---- INPUT

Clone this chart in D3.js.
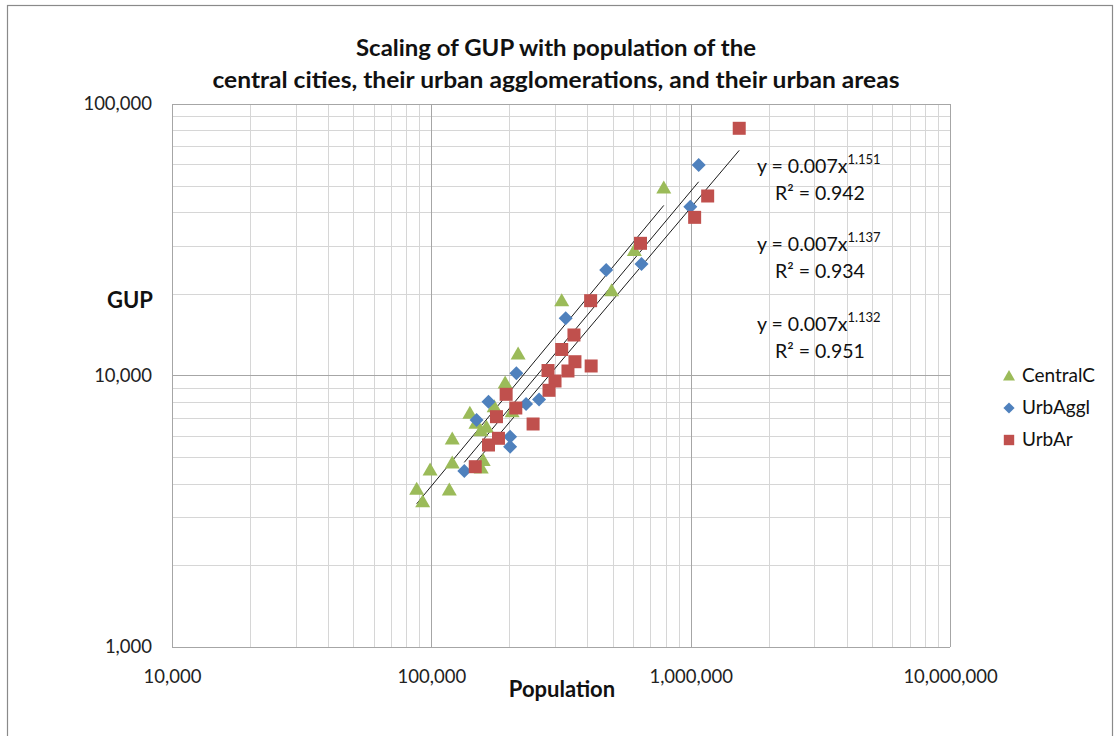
<!DOCTYPE html>
<html><head><meta charset="utf-8">
<script src="https://cdn.jsdelivr.net/npm/d3@7"></script>
<style>
html,body{margin:0;padding:0;background:#fff;}
svg{display:block;font-family:Lato,"Noto Sans",sans-serif;}
</style></head>
<body>
<svg id="chart" width="1120" height="736"></svg>
<script>
// ---- data ----
const seriesNames = ["CentralC", "UrbAggl", "UrbAr"];
const seriesColors = ["#9BBB59", "#4F81BD", "#C0504D"];
const centralPop = [87800, 92600, 98900, 117300, 120400, 120400, 140800, 148600, 155300, 163200, 158500, 155700, 174700, 192600, 204900, 216100, 318200, 495500, 606500, 787500];
const centralGUP = [3808, 3429, 4486, 3786, 4761, 5837, 7258, 6668, 6263, 6446, 4864, 4563, 7676, 9385, 7357, 12000, 18860, 20530, 28870, 49040];
const agglPop = [1073600, 997000, 646400, 472300, 329600, 212800, 166100, 231900, 260300, 149400, 201300, 201300, 134000];
const agglGUP = [59620, 41860, 25740, 24460, 16240, 10190, 8009, 7852, 8157, 6856, 5953, 5469, 4448];
const areaPop = [1539000, 1163000, 1036000, 640600, 411400, 354800, 318200, 357900, 413300, 281800, 336400, 299900, 284300, 194300, 211700, 178300, 246800, 181500, 166100, 147700];
const areaGUP = [81380, 45830, 38240, 30680, 18860, 14100, 12470, 11240, 10840, 10430, 10390, 9544, 8820, 8525, 7591, 7052, 6628, 5871, 5546, 4614];
const fitCoef = ["0.007", "0.007", "0.007"];
const fitExp = ["1.151", "1.137", "1.132"];
const fitR2 = ["0.942", "0.934", "0.951"];
const xTickValues = [1e4, 1e5, 1e6, 1e7];
const yTickValues = [1e3, 1e4, 1e5];
const titleLines = ["Scaling of GUP with population of the", "central cities, their urban agglomerations, and their urban areas"];
const xTitle = "Population";
const yTitle = "GUP";

const series = [
  {name: seriesNames[0], color: seriesColors[0], shape: "triangle", pts: centralPop.map((p, i) => [p, centralGUP[i]])},
  {name: seriesNames[1], color: seriesColors[1], shape: "diamond", pts: agglPop.map((p, i) => [p, agglGUP[i]])},
  {name: seriesNames[2], color: seriesColors[2], shape: "square", pts: areaPop.map((p, i) => [p, areaGUP[i]])}
];

// ---- layout ----
const svg = d3.select("#chart");
const L = 172, R = 950, T = 104, B = 647;
const x = d3.scaleLog().domain([1e4, 1e7]).range([L, R]);
const y = d3.scaleLog().domain([1e3, 1e5]).range([B, T]);

// outer chart border
svg.append("rect").attr("x", 7.5).attr("y", 5.5).attr("width", 1105).attr("height", 745)
  .attr("fill", "none").attr("stroke", "#8a8a8a").attr("stroke-width", 1.2);

// gridlines
const isMajor = v => Math.abs(Math.log10(v) - Math.round(Math.log10(v))) < 1e-9;
const g = svg.append("g");
const xt = x.ticks(), yt = y.ticks();
g.selectAll(".gx").data(xt.filter(v => !isMajor(v))).join("line")
  .attr("x1", d => Math.round(x(d)) + 0.5).attr("x2", d => Math.round(x(d)) + 0.5)
  .attr("y1", T).attr("y2", B).attr("stroke", "#d6d6d6").attr("stroke-width", 1);
g.selectAll(".gy").data(yt.filter(v => !isMajor(v))).join("line")
  .attr("y1", d => Math.round(y(d)) + 0.5).attr("y2", d => Math.round(y(d)) + 0.5)
  .attr("x1", L).attr("x2", R).attr("stroke", "#d6d6d6").attr("stroke-width", 1);
g.selectAll(".mx").data(xt.filter(isMajor)).join("line")
  .attr("x1", d => Math.round(x(d)) + 0.5).attr("x2", d => Math.round(x(d)) + 0.5)
  .attr("y1", T).attr("y2", B).attr("stroke", "#a6a6a6").attr("stroke-width", 1);
g.selectAll(".my").data(yt.filter(isMajor)).join("line")
  .attr("y1", d => Math.round(y(d)) + 0.5).attr("y2", d => Math.round(y(d)) + 0.5)
  .attr("x1", L).attr("x2", R).attr("stroke", "#a6a6a6").attr("stroke-width", 1);

// axes labels via d3 axes
const fmt = d3.format(",");
const xAxis = svg.append("g").attr("transform", `translate(0,${B + 23})`)
  .call(d3.axisBottom(x).tickValues(xTickValues).tickFormat(fmt).tickSize(0).tickPadding(0));
xAxis.select(".domain").remove();
xAxis.selectAll("text").attr("font-size", 18.5).attr("fill", "#222").attr("font-family", "Lato,sans-serif");
const yAxis = svg.append("g").attr("transform", `translate(${L - 20},0)`)
  .call(d3.axisLeft(y).tickValues(yTickValues).tickFormat(fmt).tickSize(0).tickPadding(0));
yAxis.select(".domain").remove();
yAxis.selectAll("text").attr("font-size", 18.5).attr("fill", "#222").attr("font-family", "Lato,sans-serif");

// axis titles
svg.append("text").attr("x", 562).attr("y", 697).attr("text-anchor", "middle")
  .attr("font-size", 22).attr("font-weight", "bold").attr("fill", "#111").text(xTitle);
svg.append("text").attr("x", 130).attr("y", 308).attr("text-anchor", "middle")
  .attr("font-size", 22).attr("font-weight", "bold").attr("fill", "#111").text(yTitle);

// chart title
const tY = [56, 88];
const tW = [400, 687];
titleLines.forEach((t, i) => {
  svg.append("text").attr("x", 556).attr("y", tY[i]).attr("text-anchor", "middle")
    .attr("font-size", 23).attr("font-weight", "bold").attr("fill", "#111")
    .attr("textLength", tW[i]).attr("lengthAdjust", "spacingAndGlyphs").text(t);
});

// trendlines (least-squares fit in log-log space over each series' range)
series.forEach(s => {
  const lx = s.pts.map(p => Math.log10(p[0])), ly = s.pts.map(p => Math.log10(p[1]));
  const mx = d3.mean(lx), my = d3.mean(ly);
  const b = d3.sum(lx.map((v, i) => (v - mx) * (ly[i] - my))) / d3.sum(lx.map(v => (v - mx) ** 2));
  const a = my - b * mx;
  const ext = d3.extent(s.pts, p => p[0]);
  const f = v => Math.pow(10, a + b * Math.log10(v));
  svg.append("line").attr("x1", x(ext[0])).attr("y1", y(f(ext[0])))
    .attr("x2", x(ext[1])).attr("y2", y(f(ext[1])))
    .attr("stroke", "#1a1a1a").attr("stroke-width", 1);
});

// markers
function shapePath(shape) {
  if (shape === "triangle") return "M0,-7.5L7.5,5.5L-7.5,5.5Z";
  if (shape === "diamond") return "M0,-7L7,0L0,7L-7,0Z";
  return "M-6.5,-6.5H6.5V6.5H-6.5Z";
}
series.forEach(s => {
  svg.append("g").selectAll("path").data(s.pts).join("path")
    .attr("d", shapePath(s.shape))
    .attr("transform", d => `translate(${x(d[0])},${y(d[1])})`)
    .attr("fill", s.color);
});

// equation labels
const eqY = [173, 251, 331];
fitExp.forEach((e, i) => {
  const t = svg.append("text").attr("x", 757).attr("y", eqY[i]).attr("font-size", 19.5).attr("fill", "#111");
  t.append("tspan").text(`y = ${fitCoef[i]}x`);
  t.append("tspan").attr("dy", -9).attr("font-size", 13).text(e);
  svg.append("text").attr("x", 775).attr("y", eqY[i] + 27).attr("font-size", 19.5).attr("fill", "#111")
    .text(`R² = ${fitR2[i]}`);
});

// legend
series.forEach((s, i) => {
  const ly = 376 + i * 32;
  svg.append("path").attr("d", shapePath(s.shape))
    .attr("transform", `translate(1009,${ly}) scale(0.8)`).attr("fill", s.color);
  svg.append("text").attr("x", 1022).attr("y", ly + 6).attr("font-size", 19).attr("fill", "#111").text(s.name);
});
</script>
</body></html>
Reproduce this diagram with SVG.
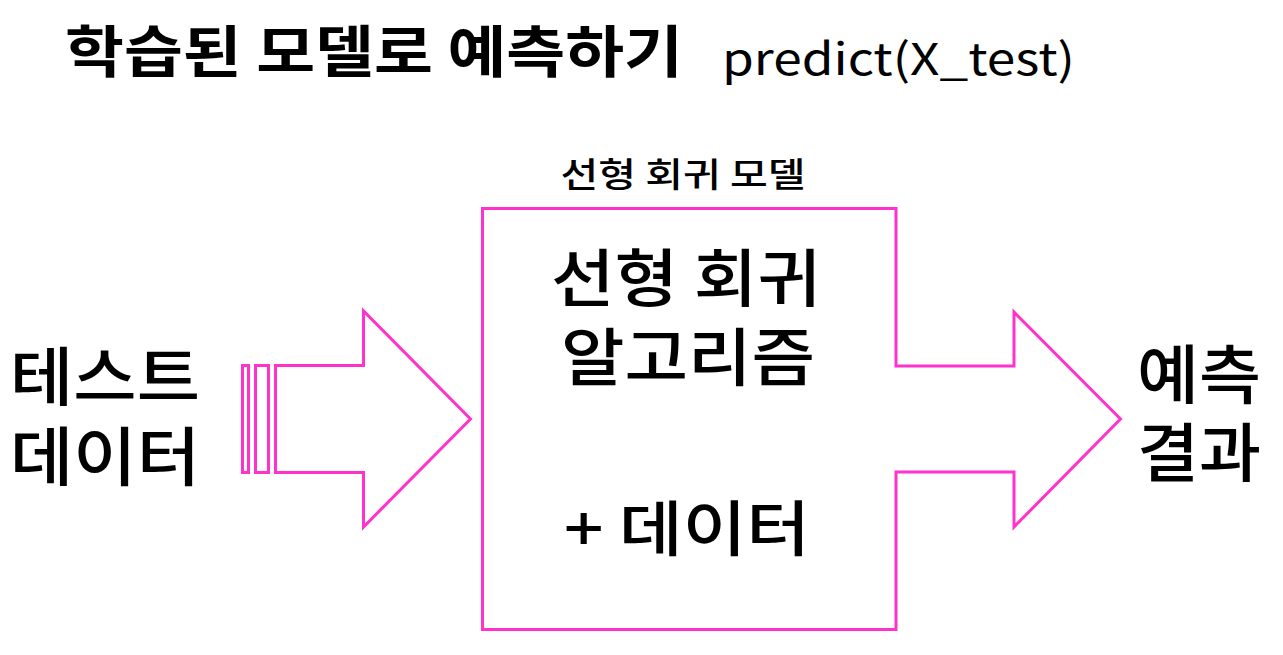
<svg xmlns="http://www.w3.org/2000/svg" width="1283" height="655" viewBox="0 0 1283 655">
<style>
.ln{fill:none;stroke:#FF33CC;stroke-width:3;stroke-linejoin:miter}
.t{font-family:"Noto Sans CJK KR","Noto Sans",sans-serif;fill:#000}
.m{text-anchor:middle}
</style>
<rect width="1283" height="655" fill="#fff"/>
<g id="title">
<text class="t" x="65" y="72" font-size="56" font-weight="bold" textLength="618" lengthAdjust="spacingAndGlyphs">학습된 모델로 예측하기</text>
<text class="t" x="722" y="75" font-size="44" textLength="353" lengthAdjust="spacingAndGlyphs">predict(X_test)</text>
</g>
<g id="connectors">
<rect class="ln" x="242.5" y="365.5" width="6" height="107"/>
<rect class="ln" x="255.5" y="365.5" width="13" height="107"/>
<polygon class="ln" points="275.5,365.5 363.5,365.5 363.5,311 470.5,419 363.5,527 363.5,472.5 275.5,472.5"/>
</g>
<g id="model">
<polygon class="ln" points="482.5,208.5 896,208.5 896,366 1014,366 1014,312 1120.5,419 1014,527 1014,472 896,472 896,629.5 482.5,629.5"/>
<text class="t m" x="683" y="187" font-size="34" font-weight="500" textLength="245" lengthAdjust="spacingAndGlyphs">선형 회귀 모델</text>
<text class="t m" x="686" y="301" font-size="63" font-weight="500" textLength="270" lengthAdjust="spacingAndGlyphs">선형 회귀</text>
<text class="t m" x="688" y="380" font-size="63" font-weight="500" textLength="254" lengthAdjust="spacingAndGlyphs">알고리즘</text>
<text class="t m" x="687" y="551" font-size="60" font-weight="500" textLength="246" lengthAdjust="spacingAndGlyphs">+ 데이터</text>
</g>
<g id="test-data">
<text class="t" x="10" y="400" font-size="64" font-weight="500" textLength="190" lengthAdjust="spacingAndGlyphs">테스트</text>
<text class="t" x="10" y="480" font-size="64" font-weight="500" textLength="190" lengthAdjust="spacingAndGlyphs">데이터</text>
</g>
<g id="result">
<text class="t" x="1137" y="398" font-size="64" font-weight="500" textLength="124" lengthAdjust="spacingAndGlyphs">예측</text>
<text class="t" x="1137" y="476" font-size="64" font-weight="500" textLength="124" lengthAdjust="spacingAndGlyphs">결과</text>
</g>
</svg>
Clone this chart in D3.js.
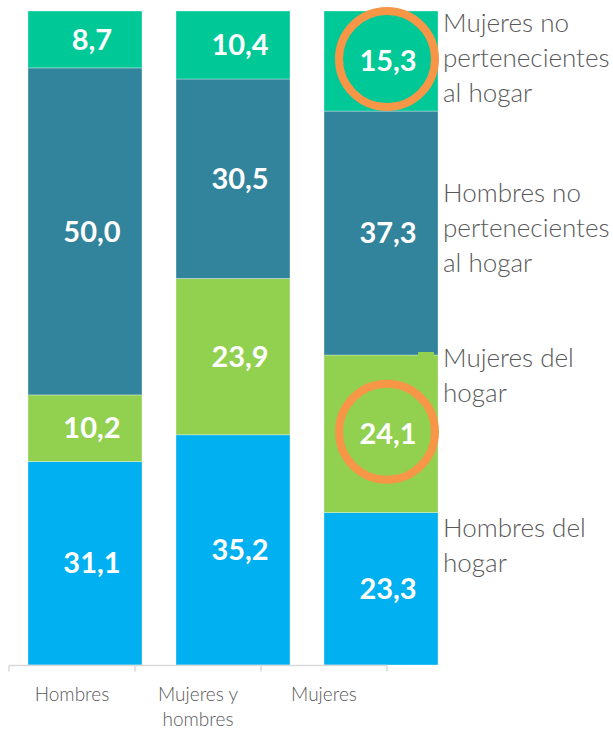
<!DOCTYPE html>
<html>
<head>
<meta charset="utf-8">
<script src="https://cdn.jsdelivr.net/npm/d3@7"></script>
<style>
  body { margin: 0; background: #fff; }
  svg { display: block; }
</style>
</head>
<body>
<div id="chart"></div>
<script>
// categories (bottom axis)
var categories = ["Hombres", "Mujeres y hombres", "Mujeres"];
var categoryLines = [["Hombres"], ["Mujeres y", "hombres"], ["Mujeres"]];

// series, bottom to top
var seriesNames = ["Hombres del hogar", "Mujeres del hogar",
                   "Hombres no pertenecientes al hogar", "Mujeres no pertenecientes al hogar"];
var seriesLines = [["Hombres del", "hogar"], ["Mujeres del", "hogar"],
                   ["Hombres no", "pertenecientes", "al hogar"], ["Mujeres no", "pertenecientes", "al hogar"]];

var hombresDelHogar   = [31.1, 35.2, 23.3];
var mujeresDelHogar   = [10.2, 23.9, 24.1];
var hombresNoHogar    = [50.0, 30.5, 37.3];
var mujeresNoHogar    = [8.7, 10.4, 15.3];

// highlighted values (circled)
var highlighted = [
    {category: "Mujeres", series: "Mujeres no pertenecientes al hogar"},
    {category: "Mujeres", series: "Mujeres del hogar"}
];

var width = 613, height = 729;
var colors = ["#00B0F0", "#92D050", "#31849B", "#00C997"];

var svg = d3.select("#chart").append("svg")
    .attr("width", width)
    .attr("height", height);

// build rows for the stack
var rows = categories.map(function (c, i) {
    var r = {category: c};
    r[seriesNames[0]] = hombresDelHogar[i];
    r[seriesNames[1]] = mujeresDelHogar[i];
    r[seriesNames[2]] = hombresNoHogar[i];
    r[seriesNames[3]] = mujeresNoHogar[i];
    return r;
});

var stacked = d3.stack().keys(seriesNames)(rows);

var x = d3.scaleBand()
    .domain(categories)
    .range([28, 438])
    .paddingInner(0.23)
    .paddingOuter(0);

// the axis sits a little offset from the bars (as in the original)
var xAxis = d3.scaleBand()
    .domain(categories)
    .range([9, 387]);

var y = d3.scaleLinear()
    .domain([0, 100])
    .range([665, 11]);

// bars
var layers = svg.selectAll("g.layer")
    .data(stacked)
    .enter()
    .append("g")
    .attr("class", "layer")
    .style("fill", function (d, i) { return colors[i]; });

layers.selectAll("rect")
    .data(function (d) { return d; })
    .enter()
    .append("rect")
    .attr("x", function (d) { return x(d.data.category); })
    .attr("y", function (d) { return y(d[1]); })
    .attr("width", x.bandwidth())
    .attr("height", function (d) { return y(d[0]) - y(d[1]); })
    .style("stroke", "#fff")
    .style("stroke-width", 0.8)
    .style("stroke-opacity", 0.4);

// leftover legend swatch peeking out next to the third bar
var lastCat = categories[categories.length - 1];
var greenTop = y(stacked[1][2][1]);
svg.append("rect")
    .attr("x", x(lastCat) + x.bandwidth() - 20)
    .attr("y", greenTop - 3)
    .attr("width", 16)
    .attr("height", 4)
    .style("fill", colors[1]);

// value labels
layers.selectAll("text")
    .data(function (d) { return d; })
    .enter()
    .append("text")
    .attr("x", function (d) { return x(d.data.category) + x.bandwidth() / 2 + 7; })
    .attr("y", function (d) { return (y(d[0]) + y(d[1])) / 2; })
    .attr("dy", "0.35em")
    .attr("text-anchor", "middle")
    .style("fill", "#fff")
    .style("font-family", "Lato, 'Open Sans', sans-serif")
    .style("font-weight", 700)
    .style("font-size", "29px")
    .text(function (d) { return d3.format(".1f")(d[1] - d[0]).replace(".", ","); });

// orange circles around the highlighted values
highlighted.forEach(function (h) {
    var si = seriesNames.indexOf(h.series);
    var ci = categories.indexOf(h.category);
    var seg = stacked[si][ci];
    svg.append("circle")
        .attr("cx", x(h.category) + x.bandwidth() / 2 + 6)
        .attr("cy", (y(seg[0]) + y(seg[1])) / 2 - 2)
        .attr("r", 48)
        .style("fill", "none")
        .style("stroke", "#F79646")
        .style("stroke-width", 8);
});

// series labels at the right of the last bar
var legendOffsets = [24, 12, 91, 21];
var legendX = x(lastCat) + x.bandwidth() + 5;
seriesLines.forEach(function (lines, i) {
    var top = y(stacked[i][2][1]);
    var t = svg.append("text")
        .attr("x", legendX)
        .attr("y", top + legendOffsets[i])
        .style("fill", "#595959")
        .style("font-family", "Lato, 'Open Sans', sans-serif")
        .style("font-weight", 300)
        .style("font-size", "26px");
    lines.forEach(function (l, j) {
        t.append("tspan")
            .attr("x", legendX)
            .attr("dy", j === 0 ? 0 : 35)
            .text(l);
    });
});

// category axis
var axisY = y(0) + 0.5;
var axis = svg.append("g").attr("class", "axis");
axis.append("line")
    .attr("x1", xAxis.range()[0])
    .attr("x2", xAxis.range()[1])
    .attr("y1", axisY)
    .attr("y2", axisY)
    .style("stroke", "#D9D9D9")
    .style("stroke-width", 1.5);

var tickPos = categories.map(function (c) { return xAxis(c); }).concat([xAxis.range()[1]]);
axis.selectAll("line.tick")
    .data(tickPos)
    .enter()
    .append("line")
    .attr("class", "tick")
    .attr("x1", function (d) { return d; })
    .attr("x2", function (d) { return d; })
    .attr("y1", axisY)
    .attr("y2", axisY + 6)
    .style("stroke", "#D9D9D9")
    .style("stroke-width", 1.5);

categoryLines.forEach(function (lines, i) {
    var cx = xAxis(categories[i]) + xAxis.bandwidth() / 2;
    var t = axis.append("text")
        .attr("x", cx)
        .attr("y", 701)
        .attr("text-anchor", "middle")
        .style("fill", "#595959")
        .style("font-family", "Lato, 'Open Sans', sans-serif")
        .style("font-weight", 300)
        .style("font-size", "19px");
    lines.forEach(function (l, j) {
        t.append("tspan")
            .attr("x", cx)
            .attr("dy", j === 0 ? 0 : 25)
            .text(l);
    });
});
</script>
</body>
</html>
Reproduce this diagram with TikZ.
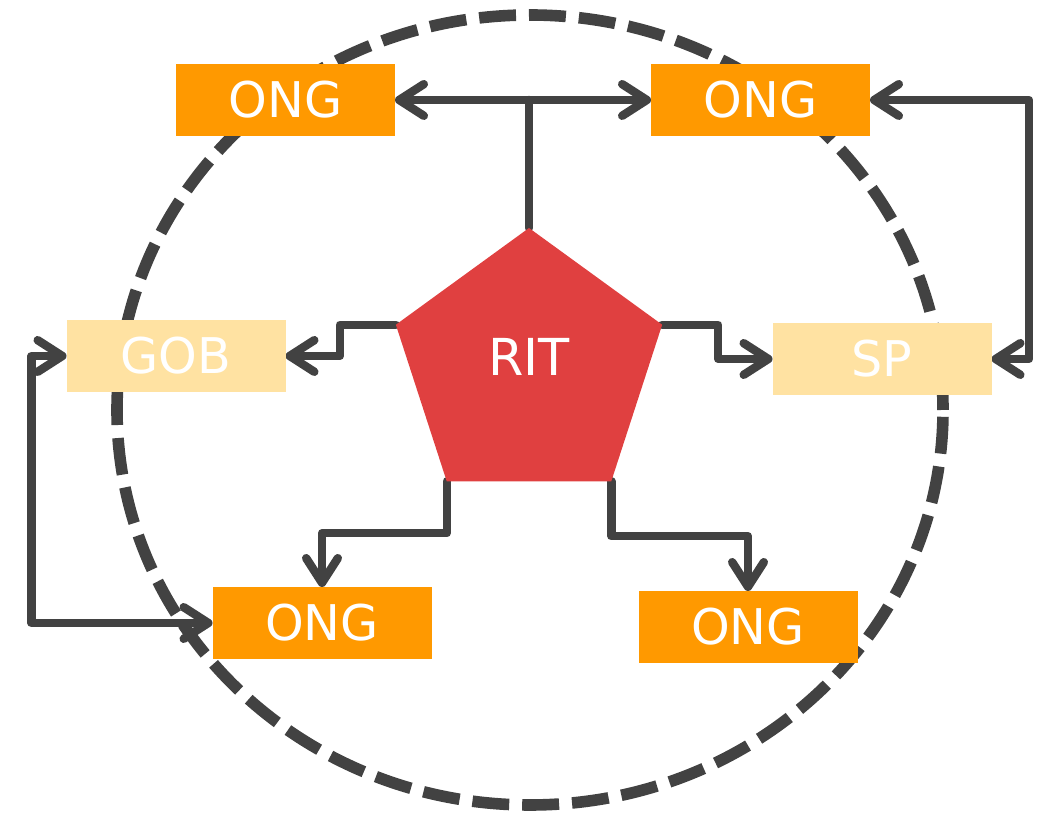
\documentclass[tikz,border=0pt]{standalone}
\usepackage{fontspec}
\setmainfont{DejaVu Sans}
\usetikzlibrary{shapes.geometric,arrows.meta,positioning,calc,backgrounds}
\definecolor{ongorange}{HTML}{FF9900}
\definecolor{paleyellow}{HTML}{FFE2A2}
\definecolor{ritred}{HTML}{E04040}
\definecolor{linegray}{HTML}{424242}

\begin{document}
\begin{tikzpicture}[
    ongbox/.style={fill=ongorange, text=white, minimum width=2.19cm, minimum height=0.72cm,
        inner sep=0pt, outer sep=0pt, font=\fontsize{14}{16}\selectfont},
    palebox/.style={ongbox, fill=paleyellow},
    barb/.tip={Straight Barb[length=7pt,width=9pt,round]},
    link/.style={draw=linegray, line width=2.4pt, line cap=round, line join=round},
    ring/.style={draw=linegray, line width=3.3pt, dash pattern=on 10.5pt off 3.7pt}
]
    \useasboundingbox (0,0) rectangle (10.46,8.15);

    % RIT in the middle
    \node[regular polygon, regular polygon sides=5, minimum size=2.8cm, inner sep=0pt,
        outer sep=0pt, fill=ritred] (rit) at (5.29,4.47) {};
    \node[text=white, font=\fontsize{14.5}{16}\selectfont] (ritlabel) at ($(rit.center)+(0,0.11)$) {RIT};

    % organisations round it
    \node[ongbox] (ong1) at (2.855,7.15) {ONG};
    \node[ongbox] (ong2) at (7.605,7.15) {ONG};
    \node[palebox] (gob) at (1.76,4.59) {GOB};
    \node[palebox] (sp) at (8.82,4.56) {SP};
    \node[ongbox] (ong3) at (3.22,1.92) {ONG};
    \node[ongbox] (ong4) at (7.48,1.88) {ONG};

    \begin{scope}[on background layer]
        % links from RIT
        \draw[link] (rit.north) -- (rit.north |- ong1.east);
        \draw[link, barb-barb] (ong1.east) -- (ong2.west);
        \draw[link, -barb] (rit.corner 2) -- ++(-0.56,0) |- (gob.east);
        \draw[link, -barb] (rit.corner 5) -- ++(0.56,0) |- (sp.west);
        \draw[link, -barb] (rit.corner 3) -- ++(0,-0.52) -| (ong3.north);
        \draw[link, -barb] (rit.corner 4) -- ++(0,-0.55) -| (ong4.north);

        % outer loops
        \draw[link, barb-barb] (ong2.east) -- ++(1.59,0) |- (sp.east);
        \draw[link, barb-barb] (gob.west) -- ++(-0.35,0) |- (ong3.west);

        % dashed ring
        \draw[ring] (5.30,4.05) ellipse (4.13 and 3.95);
    \end{scope}
\end{tikzpicture}
\end{document}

--------

- YOUR TASK -
List every line in the records above that contains the word "with".

- SOLVED PROBLEM -
const titleLines = ["Scaling of GUP with population of the", "central cities, their urban agglomerations, and their urban areas"];
Reproduce this diagram with SVG.
Reproduce this diagram with TikZ.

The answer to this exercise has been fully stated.